Saat musim kemarau tiba permukaan air akan surut. Jika kemarau panjang seringkali embung tidak tergenang air dan mengering. Kondisi ini dimanfaatkan masyarakat untuk bertani berbagai jenis tanaman yang tidak memerlukan air dalam jumlah banyak. Pemerintah desa setempat menjadikan lahan embung itu sebagai pecatu.
Istilah pecatu dalam bahasa Sasak mengacu pada lahan pertanian yang diberikan kepada pegawai kantor desa atau kelurahan untuk digarap sebagai bentuk kompensasi atau imbalan selama mengabdikan diri sebagai pegawai.
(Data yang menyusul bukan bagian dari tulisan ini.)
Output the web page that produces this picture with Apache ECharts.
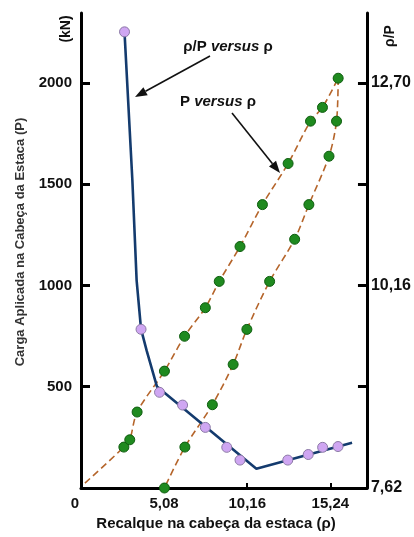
<!DOCTYPE html>
<html>
<head>
<meta charset="utf-8">
<script src="https://cdn.jsdelivr.net/npm/echarts@6/dist/echarts.min.js"></script>
<style>html,body{margin:0;padding:0;background:#fff}#c{width:414px;height:537px}</style>
</head>
<body>
<div id="c"></div>
<script>
// ---- data ----
// P versus rho : loading branch (measured points)
const rhoLoad = [2.62, 2.98, 3.43, 5.10, 6.33, 7.60, 8.45, 9.72, 11.09, 12.66, 14.03, 14.76, 15.72];
const pLoad   = [202, 238, 375, 577, 749, 890, 1020, 1192, 1399, 1602, 1811, 1879, 2023];
// start of the dashed loading curve (no marker)
const rhoLoadStart = [0.24];
const pLoadStart = [24];
// P versus rho : unloading branch
const rhoUnload = [15.72, 15.62, 15.16, 13.93, 13.06, 11.53, 10.14, 9.30, 8.03, 6.35, 5.10];
const pUnload   = [2023, 1811, 1638, 1399, 1228, 1020, 783, 610, 411, 202, 0];
// rho/P versus rho : fitted line vertices
const rhoRatioLineX = [2.66, 3.14, 3.40, 3.67, 4.01, 4.64, 10.72, 16.57];
const rhoRatioLineY = [13.336, 11.479, 10.224, 9.613, 9.345, 8.894, 7.861, 8.187];
// rho/P versus rho : measured points
const rhoRatioPtsX = [2.66, 3.67, 4.80, 6.21, 7.60, 8.91, 9.72, 12.64, 13.89, 14.77, 15.71];
const rhoRatioPtsY = [13.34, 9.61, 8.82, 8.66, 8.38, 8.13, 7.97, 7.97, 8.04, 8.13, 8.14];
// axes ticks
const xTicks = [0, 5.08, 10.16, 15.24];
const pTicks = [500, 1000, 1500, 2000];
const ratioTicks = [8.89, 10.16, 11.43, 12.70];
const ratioLabels = [7.62, 10.16, 12.70];

const FONT = "'Liberation Sans', Arial, sans-serif";
const zip = (a, b) => a.map((v, i) => [v, b[i]]);
const fmt = v => (Math.abs(v) < 1e-9 ? '{z|0}' : v.toFixed(2).replace('.', ','));

const chart = echarts.init(document.getElementById('c'), null, {renderer: 'canvas'});

function arrow(x1, y1, x2, y2) {
  const ang = Math.atan2(y2 - y1, x2 - x1);
  const L = 12, W = 4.5;
  const bx = x2 - L * Math.cos(ang), by = y2 - L * Math.sin(ang);
  const px = -Math.sin(ang) * W, py = Math.cos(ang) * W;
  return [
    {type: 'line', shape: {x1: x1, y1: y1, x2: bx, y2: by}, style: {stroke: '#111', lineWidth: 1.6}},
    {type: 'polygon', shape: {points: [[x2, y2], [bx + px, by + py], [bx - px, by - py]]}, style: {fill: '#111'}}
  ];
}

const labelStyle = {fontFamily: FONT, fontSize: 15, fontWeight: 'bold', color: '#111'};

const option = {
  animation: false,
  grid: {left: 81, right: 44, top: 13, bottom: 49, containLabel: false},
  xAxis: {
    type: 'value', min: 0, max: 17.48, interval: 5.08,
    axisLine: {lineStyle: {color: '#000', width: 3}},
    axisTick: {inside: true, length: 5, lineStyle: {color: '#000', width: 2}, customValues: xTicks.slice(1)},
    axisLabel: Object.assign({customValues: xTicks, formatter: fmt, margin: 8,
      rich: {z: {fontFamily: FONT, fontSize: 15, fontWeight: 'bold', color: '#111', padding: [0, 12, 0, 0]}}}, labelStyle),
    splitLine: {show: false}
  },
  yAxis: [{
    type: 'value', min: 0, max: 2345, interval: 500, position: 'left',
    axisLine: {show: true, lineStyle: {color: '#000', width: 3}},
    axisTick: {show: true, inside: true, length: 9, lineStyle: {color: '#000', width: 3}, customValues: pTicks},
    axisLabel: Object.assign({customValues: pTicks, formatter: v => String(Math.round(v)), margin: 9}, labelStyle),
    splitLine: {show: false}
  }, {
    type: 'value', min: 7.62, max: 13.5763, interval: 1.27, position: 'right',
    axisLine: {show: true, lineStyle: {color: '#000', width: 3}},
    axisTick: {show: true, inside: true, length: 9, lineStyle: {color: '#000', width: 3}, customValues: ratioTicks},
    axisLabel: {customValues: ratioLabels, formatter: fmt, fontFamily: FONT, fontSize: 16, fontWeight: 'bold', color: '#111', margin: 4},
    splitLine: {show: false}
  }],
  series: [
    {
      name: 'P carga', type: 'line', yAxisIndex: 0, smooth: 0.3, showSymbol: false, z: 2,
      data: zip(rhoLoadStart.concat(rhoLoad), pLoadStart.concat(pLoad)),
      lineStyle: {color: '#b5652b', width: 1.6, type: [7, 4]}
    },
    {
      name: 'P descarga', type: 'line', yAxisIndex: 0, smooth: 0.3, showSymbol: false, z: 2,
      data: zip(rhoUnload, pUnload),
      lineStyle: {color: '#b5652b', width: 1.6, type: [7, 4]}
    },
    {
      name: 'rho/P', type: 'line', yAxisIndex: 1, showSymbol: false, z: 3,
      data: zip(rhoRatioLineX, rhoRatioLineY),
      lineStyle: {color: '#143b6e', width: 2.6}
    },
    {
      name: 'P pts', type: 'scatter', yAxisIndex: 0, z: 4, symbolSize: 10,
      data: zip(rhoLoad, pLoad).concat(zip(rhoUnload.slice(1), pUnload.slice(1))),
      itemStyle: {color: '#1f8a1f', borderColor: '#0e5c0e', borderWidth: 1, opacity: 1}
    },
    {
      name: 'rho/P pts', type: 'scatter', yAxisIndex: 1, z: 5, symbolSize: 10,
      data: zip(rhoRatioPtsX, rhoRatioPtsY),
      itemStyle: {color: '#cfa6f2', borderColor: '#8c7aa6', borderWidth: 1, opacity: 1}
    }
  ],
  graphic: [
    {type: 'text', x: 20, y: 242, rotation: Math.PI / 2,
     style: {text: 'Carga Aplicada na Cabeça da Estaca (P)', font: 'bold 13px ' + FONT, fill: '#333', align: 'center', verticalAlign: 'middle'}},
    {type: 'text', x: 216, y: 524,
     style: {text: 'Recalque na cabeça da estaca (ρ)', font: 'bold 15px ' + FONT, fill: '#111', align: 'center', verticalAlign: 'middle'}},
    {type: 'text', x: 66, y: 29, rotation: Math.PI / 2,
     style: {text: '(kN)', font: 'bold 14px ' + FONT, fill: '#111', align: 'center', verticalAlign: 'middle'}},
    {type: 'text', x: 390, y: 36, rotation: Math.PI / 2,
     style: {text: 'ρ/P', font: 'bold 14px ' + FONT, fill: '#111', align: 'center', verticalAlign: 'middle'}},
    {type: 'text', x: 228, y: 47,
     style: {text: '{a|ρ/P }{b|versus}{a| ρ}', align: 'center', verticalAlign: 'middle',
       rich: {a: {font: 'bold 15px ' + FONT, fill: '#111'}, b: {font: 'italic bold 15px ' + FONT, fill: '#111'}}}},
    {type: 'text', x: 218, y: 102,
     style: {text: '{a|P }{b|versus}{a| ρ}', align: 'center', verticalAlign: 'middle',
       rich: {a: {font: 'bold 15px ' + FONT, fill: '#111'}, b: {font: 'italic bold 15px ' + FONT, fill: '#111'}}}}
  ].concat(arrow(210, 56, 135, 97), arrow(232, 113, 280, 173))
};
chart.setOption(option);
</script>
</body>
</html>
Saat penerima pecatu purna tugas, lahan itu dikembalikan kepada pemerintah desa untuk diberikan dan digarap pegawai lainnya. Demikian seterusnya.
Tempat Bersantai
Pemerintah desa juga menyediakan area bersantai pada salah satu sisi tanggul embung. Area itu dilengkapi dengan sebuah saung bambu yang sengaja dibangun sebagai tempat melepas penat para pelintas atau tempat kongkow warga. Di sekitar saung, di bawah rindang pohon mangga disediakan tempat duduk dari ban bekas yang ditanam setengahnya.
Sayang area itu sekarang kurang terawat. Sebagian besar area sudah dikuasai rumput liar. Saung sudah mulai ringkih.
Bilah bambu yang menyusun saung memisahkan diri satu per satu. Sandarannya yang tampak tanggal menegaskan bahwa saung itu sedang mempercepat langkahnya menuju titik paling ringkih, secepat anak-anak yang terjun dari ketinggian pintu air atau secepat air mengalir saat pintu air embung dibuka.
"Dan yang terutama ialah sifat masa bodoh manusia sekarang, yang tak hendak memelihara apa yang tidak di jaga lagi," kata AA Navis dalam cerpen Robohnya Surau Kami.